» **Direction**
Reproduce the entries shown below only from the line with "Write a web" down to the line with "113, 142, 221, 278, 320, 379, 430, 393, 371, 217];", keeping both end lines and copying each one exactly.

>> Begin Stored rows

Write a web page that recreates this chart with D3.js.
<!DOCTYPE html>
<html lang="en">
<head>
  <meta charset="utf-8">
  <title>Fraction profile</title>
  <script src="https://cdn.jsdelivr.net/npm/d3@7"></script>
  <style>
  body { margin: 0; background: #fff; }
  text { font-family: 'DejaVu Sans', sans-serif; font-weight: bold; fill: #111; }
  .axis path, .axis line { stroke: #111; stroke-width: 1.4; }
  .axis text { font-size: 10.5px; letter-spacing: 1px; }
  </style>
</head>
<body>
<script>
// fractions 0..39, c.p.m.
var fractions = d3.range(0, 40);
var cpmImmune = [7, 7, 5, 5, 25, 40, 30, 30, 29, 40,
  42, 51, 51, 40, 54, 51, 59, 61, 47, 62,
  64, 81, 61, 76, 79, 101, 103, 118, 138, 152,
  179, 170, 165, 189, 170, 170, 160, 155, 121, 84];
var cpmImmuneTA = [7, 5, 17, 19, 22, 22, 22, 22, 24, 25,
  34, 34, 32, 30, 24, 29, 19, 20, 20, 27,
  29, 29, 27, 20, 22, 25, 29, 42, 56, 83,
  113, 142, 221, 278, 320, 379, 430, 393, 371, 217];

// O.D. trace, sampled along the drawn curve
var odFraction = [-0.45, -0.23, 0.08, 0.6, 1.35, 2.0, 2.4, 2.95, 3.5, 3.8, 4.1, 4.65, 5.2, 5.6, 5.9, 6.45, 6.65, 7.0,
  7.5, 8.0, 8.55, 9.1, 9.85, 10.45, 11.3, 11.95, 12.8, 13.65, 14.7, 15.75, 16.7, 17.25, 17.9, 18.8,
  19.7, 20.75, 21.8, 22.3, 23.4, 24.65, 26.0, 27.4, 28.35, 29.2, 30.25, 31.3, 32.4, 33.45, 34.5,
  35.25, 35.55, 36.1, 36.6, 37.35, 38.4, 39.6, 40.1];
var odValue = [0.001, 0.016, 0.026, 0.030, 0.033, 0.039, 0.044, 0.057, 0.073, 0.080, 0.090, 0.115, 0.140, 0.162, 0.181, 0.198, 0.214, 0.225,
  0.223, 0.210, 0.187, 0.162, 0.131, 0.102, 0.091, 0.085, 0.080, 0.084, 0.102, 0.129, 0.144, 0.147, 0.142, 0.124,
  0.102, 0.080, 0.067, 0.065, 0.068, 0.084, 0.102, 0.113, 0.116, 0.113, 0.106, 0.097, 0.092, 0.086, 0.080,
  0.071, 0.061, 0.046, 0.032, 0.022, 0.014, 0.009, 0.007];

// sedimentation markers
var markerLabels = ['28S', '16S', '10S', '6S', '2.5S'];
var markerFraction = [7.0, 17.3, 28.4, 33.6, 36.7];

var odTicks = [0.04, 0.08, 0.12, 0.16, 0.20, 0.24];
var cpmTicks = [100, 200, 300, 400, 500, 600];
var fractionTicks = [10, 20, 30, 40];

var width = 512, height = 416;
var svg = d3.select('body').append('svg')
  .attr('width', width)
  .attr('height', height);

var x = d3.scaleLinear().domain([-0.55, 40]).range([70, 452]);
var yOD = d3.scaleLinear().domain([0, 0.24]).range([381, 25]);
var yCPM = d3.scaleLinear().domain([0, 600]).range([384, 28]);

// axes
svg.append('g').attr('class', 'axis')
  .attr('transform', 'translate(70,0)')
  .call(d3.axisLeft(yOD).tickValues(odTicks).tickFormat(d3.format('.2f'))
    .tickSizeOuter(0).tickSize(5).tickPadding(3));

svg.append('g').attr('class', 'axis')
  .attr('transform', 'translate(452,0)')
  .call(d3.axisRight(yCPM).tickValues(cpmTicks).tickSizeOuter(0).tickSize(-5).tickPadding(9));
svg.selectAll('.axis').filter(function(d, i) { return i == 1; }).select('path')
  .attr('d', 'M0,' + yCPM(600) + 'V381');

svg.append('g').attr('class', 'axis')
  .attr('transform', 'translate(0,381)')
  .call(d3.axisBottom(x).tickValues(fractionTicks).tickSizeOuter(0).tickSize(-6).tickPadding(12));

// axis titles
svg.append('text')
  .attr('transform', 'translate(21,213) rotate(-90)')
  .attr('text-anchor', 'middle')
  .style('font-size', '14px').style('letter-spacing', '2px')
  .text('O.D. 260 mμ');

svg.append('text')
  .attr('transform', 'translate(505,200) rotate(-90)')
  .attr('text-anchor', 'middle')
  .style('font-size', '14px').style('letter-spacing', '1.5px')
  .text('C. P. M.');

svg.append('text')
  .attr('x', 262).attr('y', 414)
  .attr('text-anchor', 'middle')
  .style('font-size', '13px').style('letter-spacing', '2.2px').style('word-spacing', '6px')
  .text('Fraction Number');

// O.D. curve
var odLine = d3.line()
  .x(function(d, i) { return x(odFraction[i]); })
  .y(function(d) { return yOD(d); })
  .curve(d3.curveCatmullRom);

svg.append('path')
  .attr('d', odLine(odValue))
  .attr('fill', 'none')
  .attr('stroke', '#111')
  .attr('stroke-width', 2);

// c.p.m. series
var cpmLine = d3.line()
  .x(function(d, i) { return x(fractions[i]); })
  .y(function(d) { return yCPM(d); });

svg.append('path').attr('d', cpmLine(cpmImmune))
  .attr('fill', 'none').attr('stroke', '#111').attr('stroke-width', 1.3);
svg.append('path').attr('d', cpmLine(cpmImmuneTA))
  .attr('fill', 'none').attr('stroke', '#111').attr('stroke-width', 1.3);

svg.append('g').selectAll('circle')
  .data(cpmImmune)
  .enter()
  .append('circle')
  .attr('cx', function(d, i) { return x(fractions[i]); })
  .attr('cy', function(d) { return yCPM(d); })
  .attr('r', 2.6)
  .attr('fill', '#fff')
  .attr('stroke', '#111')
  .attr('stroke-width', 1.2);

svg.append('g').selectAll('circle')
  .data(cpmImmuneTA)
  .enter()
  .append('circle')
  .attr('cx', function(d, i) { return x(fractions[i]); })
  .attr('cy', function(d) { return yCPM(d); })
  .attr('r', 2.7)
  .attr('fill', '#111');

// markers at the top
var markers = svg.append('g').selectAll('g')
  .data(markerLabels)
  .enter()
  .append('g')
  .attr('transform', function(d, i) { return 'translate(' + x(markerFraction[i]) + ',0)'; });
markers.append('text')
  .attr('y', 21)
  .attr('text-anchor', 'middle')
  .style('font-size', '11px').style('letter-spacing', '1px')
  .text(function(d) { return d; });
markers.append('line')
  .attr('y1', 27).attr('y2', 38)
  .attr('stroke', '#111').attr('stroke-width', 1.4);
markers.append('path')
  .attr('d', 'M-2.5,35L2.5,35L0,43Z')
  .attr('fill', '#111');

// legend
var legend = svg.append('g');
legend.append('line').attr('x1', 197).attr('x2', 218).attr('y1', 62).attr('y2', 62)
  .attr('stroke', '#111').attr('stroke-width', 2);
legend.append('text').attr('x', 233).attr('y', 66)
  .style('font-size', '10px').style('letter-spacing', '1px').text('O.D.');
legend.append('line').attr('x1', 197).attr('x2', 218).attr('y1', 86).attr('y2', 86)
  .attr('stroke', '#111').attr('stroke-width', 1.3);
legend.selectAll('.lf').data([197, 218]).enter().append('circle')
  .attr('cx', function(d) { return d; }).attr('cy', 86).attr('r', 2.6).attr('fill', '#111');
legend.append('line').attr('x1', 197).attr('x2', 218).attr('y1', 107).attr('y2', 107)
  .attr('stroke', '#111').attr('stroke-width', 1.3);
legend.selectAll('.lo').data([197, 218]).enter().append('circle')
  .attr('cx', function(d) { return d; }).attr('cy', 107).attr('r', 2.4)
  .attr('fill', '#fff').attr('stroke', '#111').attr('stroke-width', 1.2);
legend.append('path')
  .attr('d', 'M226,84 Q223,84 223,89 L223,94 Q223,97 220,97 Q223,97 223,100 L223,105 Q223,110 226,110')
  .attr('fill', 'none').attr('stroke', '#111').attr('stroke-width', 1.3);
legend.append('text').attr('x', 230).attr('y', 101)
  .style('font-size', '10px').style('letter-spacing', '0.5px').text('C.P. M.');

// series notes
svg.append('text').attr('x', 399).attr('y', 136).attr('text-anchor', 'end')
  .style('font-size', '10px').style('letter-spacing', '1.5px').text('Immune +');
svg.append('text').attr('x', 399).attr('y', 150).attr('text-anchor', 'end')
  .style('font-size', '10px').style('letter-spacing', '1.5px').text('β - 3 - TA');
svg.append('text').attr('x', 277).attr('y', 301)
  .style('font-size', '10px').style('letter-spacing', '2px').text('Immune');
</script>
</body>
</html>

>> End Stored rows
>> Begin Stored rows

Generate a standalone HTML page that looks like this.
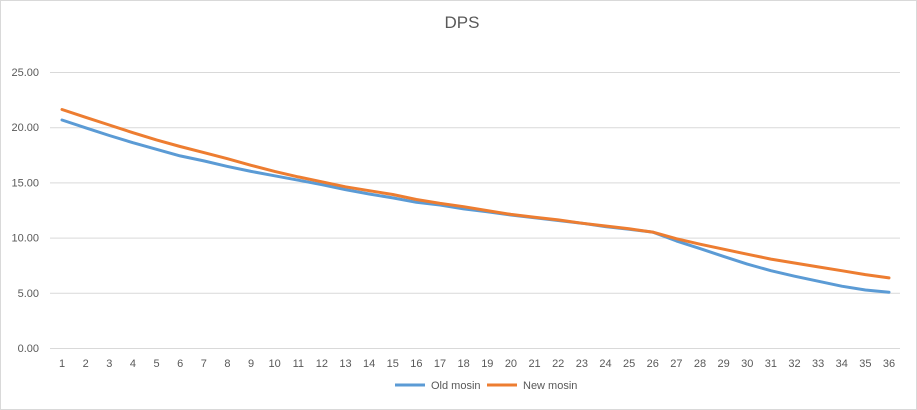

>> End Stored rows

» **Full answer**
Write a web page that recreates this chart with D3.js.
<!DOCTYPE html>
<html lang="en">
<head>
  <meta charset="utf-8">
  <title>Fraction profile</title>
  <script src="https://cdn.jsdelivr.net/npm/d3@7"></script>
  <style>
  body { margin: 0; background: #fff; }
  text { font-family: 'DejaVu Sans', sans-serif; font-weight: bold; fill: #111; }
  .axis path, .axis line { stroke: #111; stroke-width: 1.4; }
  .axis text { font-size: 10.5px; letter-spacing: 1px; }
  </style>
</head>
<body>
<script>
// fractions 0..39, c.p.m.
var fractions = d3.range(0, 40);
var cpmImmune = [7, 7, 5, 5, 25, 40, 30, 30, 29, 40,
  42, 51, 51, 40, 54, 51, 59, 61, 47, 62,
  64, 81, 61, 76, 79, 101, 103, 118, 138, 152,
  179, 170, 165, 189, 170, 170, 160, 155, 121, 84];
var cpmImmuneTA = [7, 5, 17, 19, 22, 22, 22, 22, 24, 25,
  34, 34, 32, 30, 24, 29, 19, 20, 20, 27,
  29, 29, 27, 20, 22, 25, 29, 42, 56, 83,
  113, 142, 221, 278, 320, 379, 430, 393, 371, 217];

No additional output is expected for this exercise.